Infopoverty is the name given to the Programme and the World Conference started in 2001, in the ambit of the United Nations, aimed to fight poverty towards the application of ICT, Information and Communication Technologies.
The term has been coined in 1998 by Arch. Pierpaolo Saporito, Founder and President of OCCAM, the Observatory on Digital Communication and Gerardo Zepeda-Bermudez, Vice-President and Member of the Board.

==Infopoverty World Conference==
The Infopoverty World Conference is the annual international conference, under the auspices of the United Nations, at the United Nations headquarters, New York, organized by OCCAM, together with the European Parliament, UNESCO, and other scientific and university institutions (Infopoverty Institute at Oklahoma University). At its 13th edition, the Infopoverty World Conference saw the participation of more than 100 international organizations, hundreds of from Governments, international and regional organizations, public and private institutions and the civil society and 63 countries.

==Infopoverty Programme==
The Infopoverty Programme transfers into concrete actions the orientations emerged from the Conference, realizing the ICT Villages, aimed to help the most disadvantaged communities.
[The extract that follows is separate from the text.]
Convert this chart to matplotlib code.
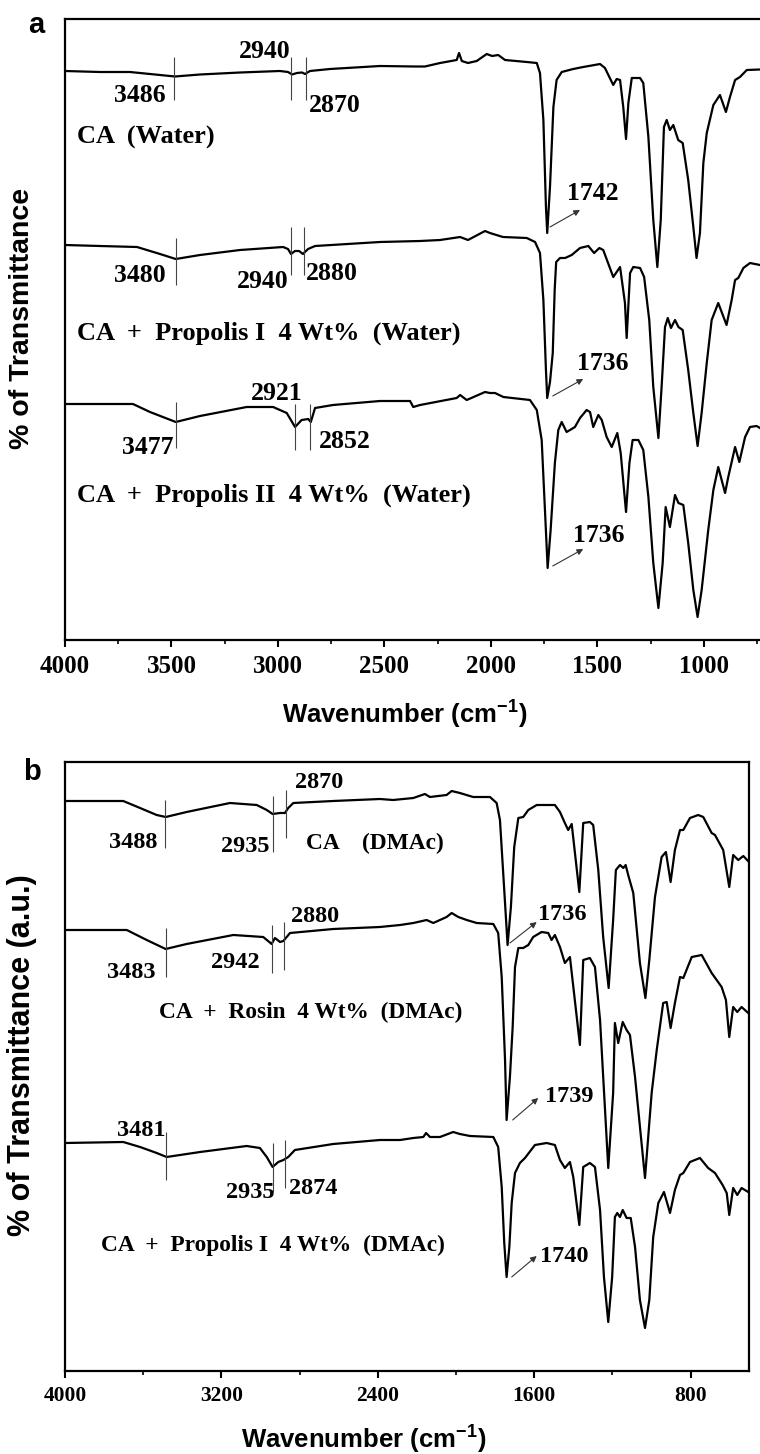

The first pilot projects were realized at San Ramon and San Pedro, Honduras, in cooperation with the local Ministry of Science and Technologies, following the devastation from Hurricane Mitch.
These experiences were instrumental for the definition, thanks to the collaboration with the most important international institutions, of the ICT Village model, validated by the World Summit on the Information Society in Tunis, 2005, with the creation of the Borj Touil Village.
Subsequently, the model was developed in Sambaina (Madagascar) which was proclaimed Millennium Village Project by the United Nations, and are in progress in Leshoto, in Peru and Ethiopia.